Reeling in outsourcing deals
John P. Mello, Jr.EVEN AS OUTSOURCING TURNED INTO a dirty word, plenty of finance executives still viewed it as a necessary evil. More recently, some of them have begun to view it as just plain evil.
At least that's the conclusion of a survey released in April by Deloitte Consulting. "In the real world, outsourcing frequently fails to deliver its promise," wrote researchers, who surveyed 25 companies with average revenues of $50 billion. The study revealed that 70 percent of its respondents have had significantly negative experiences and are outsourcing business processes and IT with increasing caution.

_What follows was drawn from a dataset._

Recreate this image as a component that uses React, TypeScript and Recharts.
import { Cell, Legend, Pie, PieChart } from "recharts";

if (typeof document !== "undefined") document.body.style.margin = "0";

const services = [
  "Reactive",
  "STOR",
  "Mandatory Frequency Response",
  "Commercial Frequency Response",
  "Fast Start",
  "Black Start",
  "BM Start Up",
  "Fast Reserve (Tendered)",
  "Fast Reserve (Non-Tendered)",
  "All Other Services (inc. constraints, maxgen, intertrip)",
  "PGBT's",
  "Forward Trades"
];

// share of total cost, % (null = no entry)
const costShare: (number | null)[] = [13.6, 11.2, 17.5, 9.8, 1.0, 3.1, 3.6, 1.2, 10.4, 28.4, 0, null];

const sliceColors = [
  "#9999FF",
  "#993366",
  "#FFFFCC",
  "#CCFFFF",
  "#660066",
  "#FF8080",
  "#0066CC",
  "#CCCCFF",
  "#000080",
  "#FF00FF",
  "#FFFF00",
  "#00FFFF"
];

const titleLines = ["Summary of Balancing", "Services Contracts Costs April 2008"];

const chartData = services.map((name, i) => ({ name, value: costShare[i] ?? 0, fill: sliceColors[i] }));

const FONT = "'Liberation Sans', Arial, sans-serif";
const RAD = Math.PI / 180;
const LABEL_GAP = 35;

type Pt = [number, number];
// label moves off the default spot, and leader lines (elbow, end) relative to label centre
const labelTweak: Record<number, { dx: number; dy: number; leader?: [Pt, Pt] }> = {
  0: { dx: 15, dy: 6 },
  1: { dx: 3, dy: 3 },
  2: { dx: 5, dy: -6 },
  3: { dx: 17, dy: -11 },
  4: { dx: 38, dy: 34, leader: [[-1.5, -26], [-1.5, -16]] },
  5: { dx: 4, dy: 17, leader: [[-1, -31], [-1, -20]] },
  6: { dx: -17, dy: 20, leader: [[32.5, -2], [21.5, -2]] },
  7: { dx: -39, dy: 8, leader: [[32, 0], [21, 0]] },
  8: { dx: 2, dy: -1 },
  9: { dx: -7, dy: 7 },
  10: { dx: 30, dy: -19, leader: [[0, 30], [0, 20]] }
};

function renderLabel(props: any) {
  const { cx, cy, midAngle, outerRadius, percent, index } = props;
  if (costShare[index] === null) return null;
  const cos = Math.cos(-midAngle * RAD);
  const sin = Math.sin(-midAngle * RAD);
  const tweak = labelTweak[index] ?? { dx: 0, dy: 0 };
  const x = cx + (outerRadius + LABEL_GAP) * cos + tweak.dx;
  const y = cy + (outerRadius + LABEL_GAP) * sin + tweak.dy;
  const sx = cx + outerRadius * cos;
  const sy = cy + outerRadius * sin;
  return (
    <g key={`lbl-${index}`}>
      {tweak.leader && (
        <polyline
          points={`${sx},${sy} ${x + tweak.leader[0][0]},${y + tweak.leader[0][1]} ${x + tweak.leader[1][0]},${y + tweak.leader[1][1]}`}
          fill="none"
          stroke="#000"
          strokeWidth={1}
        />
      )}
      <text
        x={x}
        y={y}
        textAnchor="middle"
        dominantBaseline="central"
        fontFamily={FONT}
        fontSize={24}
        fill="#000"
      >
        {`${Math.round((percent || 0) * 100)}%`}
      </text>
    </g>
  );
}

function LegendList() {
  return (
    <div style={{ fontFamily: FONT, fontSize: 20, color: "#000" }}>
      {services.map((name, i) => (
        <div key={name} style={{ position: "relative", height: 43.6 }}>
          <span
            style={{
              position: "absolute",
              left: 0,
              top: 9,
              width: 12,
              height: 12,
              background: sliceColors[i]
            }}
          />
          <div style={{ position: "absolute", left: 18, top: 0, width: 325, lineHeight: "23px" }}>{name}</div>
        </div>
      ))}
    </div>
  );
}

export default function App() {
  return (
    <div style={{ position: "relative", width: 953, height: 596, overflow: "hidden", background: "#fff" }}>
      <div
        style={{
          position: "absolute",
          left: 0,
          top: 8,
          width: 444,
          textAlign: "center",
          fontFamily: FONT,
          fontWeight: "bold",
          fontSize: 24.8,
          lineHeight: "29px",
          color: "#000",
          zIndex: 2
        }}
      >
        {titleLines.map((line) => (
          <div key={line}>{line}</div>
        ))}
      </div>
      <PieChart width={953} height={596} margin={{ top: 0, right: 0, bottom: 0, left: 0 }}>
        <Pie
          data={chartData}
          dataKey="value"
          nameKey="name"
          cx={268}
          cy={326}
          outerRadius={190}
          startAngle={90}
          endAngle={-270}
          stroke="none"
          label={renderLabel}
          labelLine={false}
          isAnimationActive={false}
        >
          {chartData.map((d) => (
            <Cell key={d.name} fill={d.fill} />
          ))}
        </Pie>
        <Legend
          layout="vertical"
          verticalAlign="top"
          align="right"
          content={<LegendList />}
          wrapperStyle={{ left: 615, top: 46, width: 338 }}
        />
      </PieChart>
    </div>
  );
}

While the survey hardly lays to rest the outsourcing debate, especially since it covers so few companies, there is growing evidence that large companies are rethinking massive outsourcing contracts. Big-name defectors that have unwound at least part of their arrangements include Conseco, Dell, Capital One, and Lehman Brothers.

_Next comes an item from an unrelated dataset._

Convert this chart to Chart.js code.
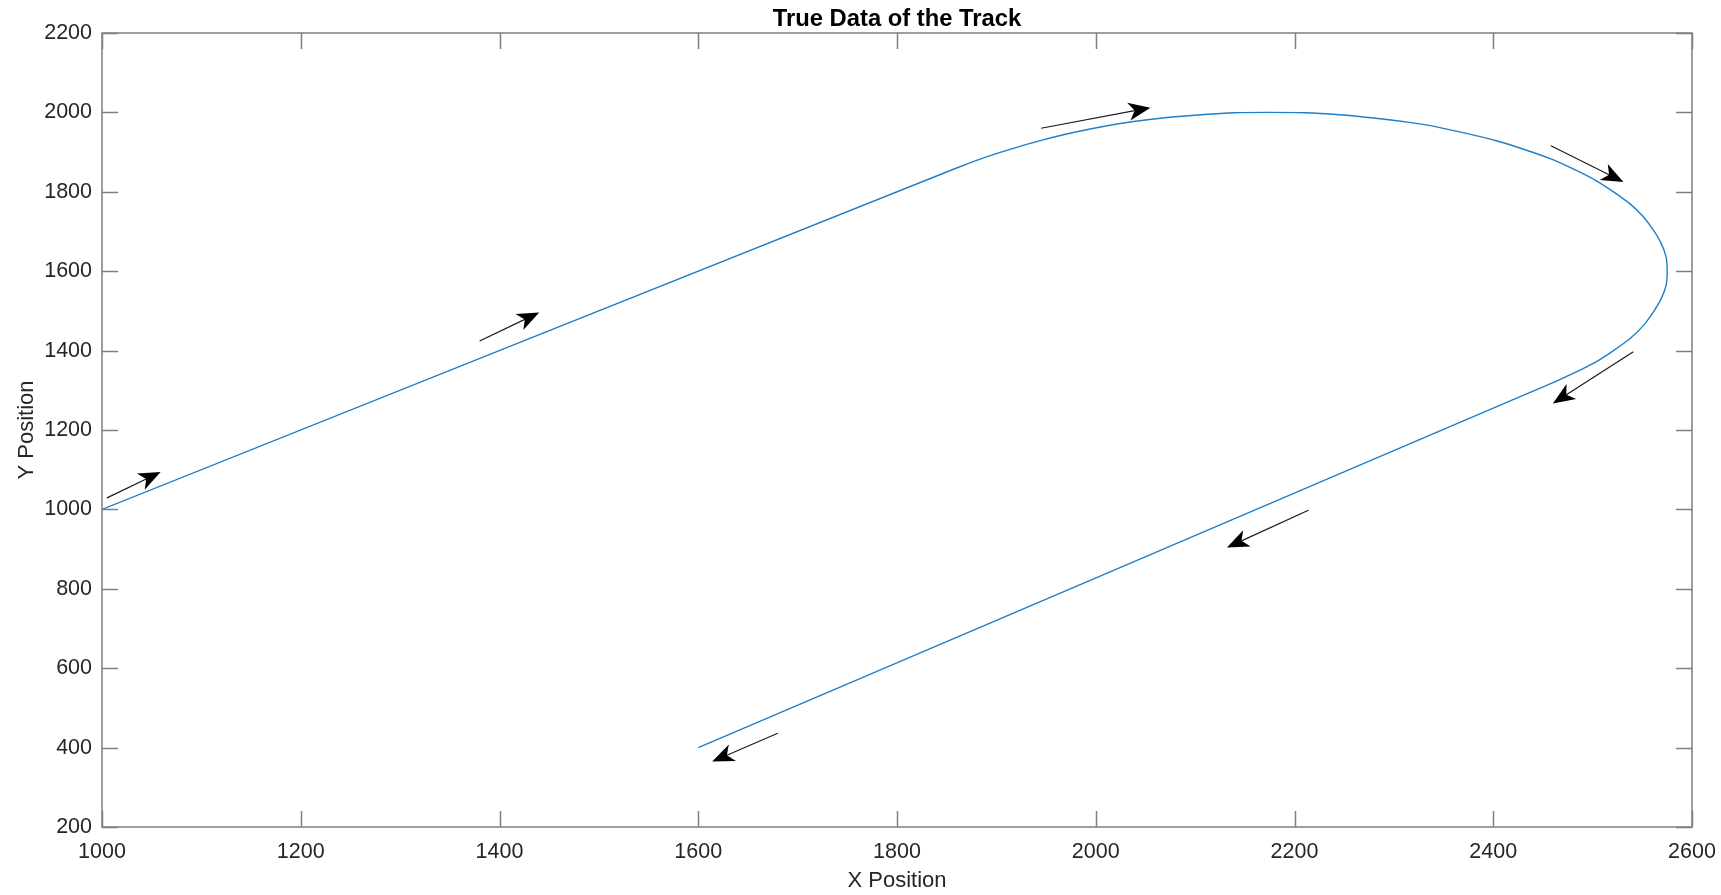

A sure sign that outsourcing isn't working is the amount of renegotiation surrounding the vendor agreements, says Deloitte senior strategy principal Ken Landis. "There wasn't a single participant in the study whose contract went to term," he says. "All of them had renegotiated prior to the contract expiration period."
Companies are souring on outsourcing, the survey asserts, for the same reasons it has been criticized for years: failure to live up to cost-reduction promises, risks to intellectual property and confidentiality, and lack of transparency.
"What you're seeing is a shift," says Gordon Coburn, CFO of Cognizant Technology Solutions, an outsourcing vendor based in Teaneck, N.J. "Clients are saying that traditional, megadeal outsourcing no longer makes sense." Companies still want to outsource activities to "best of breed" providers, he explains; they just don't want to send everything to one provider.
Despite concerns, companies have been hesitant to unwind outsourcing deals completely. While more than two-thirds of those that outsource have had bad experiences, only a quarter have brought outsourced functions back home. "You'll find fewer organizations moving outsourced services back in-house than vice versa," observes Michael A. Eck, a vice president in the HR practice of The Segal Co. in New York. That's because, for the most part, the business case for outsourcing remains strong, he argues. The labor arbitrage, especially for offshore outsourcers, makes the economics work, asserts Coburn. "We can generate significant savings for our clients," he says.